1. Field of the Invention
This invention relates to integrated circuit memory devices, and particularly to a system for implementing a memory column redundancy scheme.
2. Description of Background
Existing memory architectures with column redundancy typically have two levels of multiplexing, each providing its own contribution to memory access time. FIG. 1 illustrates an existing architecture. FIG. 1 generally illustrates a simple form of column multiplexing which involves completely replicating a bit of the memory word (here, a “bit” includes a memory array, column mux, and input and output circuit) such that, for example a 2K×16 RAM becomes a 2K×17 RAM; and selecting the full extra (redundant) bit in place of one of the original bits if there is a defect in the memory array of one of the original bits. One of the drawbacks for this type of architecture is that the area overhead of this type of column redundancy is large because a full data bit is replicated. For example, in an “×16” RAM with a 32:1 column mux, 32 bit lines are replicated in the extra bit.

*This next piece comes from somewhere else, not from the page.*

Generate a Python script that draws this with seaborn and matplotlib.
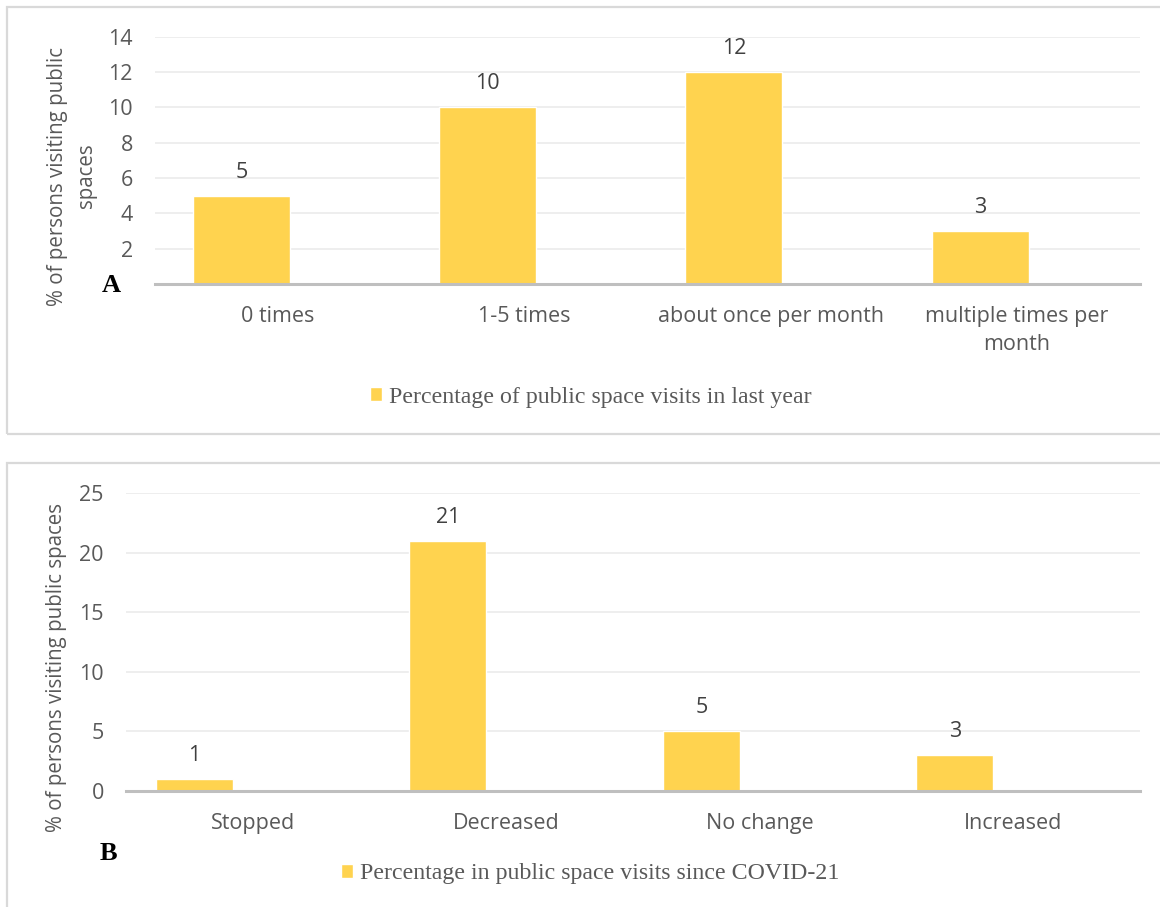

Advanced Static Random Access Memorys (SRAMs) require a hierarchy of local bit lines and global bit lines. The bit-line hierarchy scheme is illustrated in FIG. 2, where a global bit line is common to a number of banks. In each bank, a number of short local bit lines are associated with a global bit line driver (“GColDrvr”). The global bit line driver cannot match the local bit-line pitch. As such, a first level of multiplexing the local bit lines is essential for hierarchical bit lines, which cannot be eliminated or simplified. A 4:1 mux is common for this first stage, and is integrated into the area of the global bit line driver. A smaller number of global bit lines, on relaxed pitch, continue to the edge of the array for a second level of multiplexing. The GlColMux and GlColSel lines achieve this second state of multiplexing. In the example of FIG. 2, the GColMux block is implementing a 4:1 multiplexing, which compounds the 4:1 mux at the GColDrvr to implement a 16:1 overall bit-line multiplex. The intermediate pitch of the global bit lines makes a more efficient form of column redundancy possible: a global column with 4 local bit lines can be the redundant unit multiplexed in, rather than a full data bit with a larger number (e.g., 16 or 32) of bit lines. Existing hierarchical RAMs have separate multiplexors for the global bit line to DataOut mux and for the redundancy steering. However, these two distinct muxes add delay to the access time.
In either multiplexing scheme, the decoding for the select lines of the redundancy mux is “static”; i.e., it is done at power-on and is not part of the access delay. The data path, however, is part of the access delay.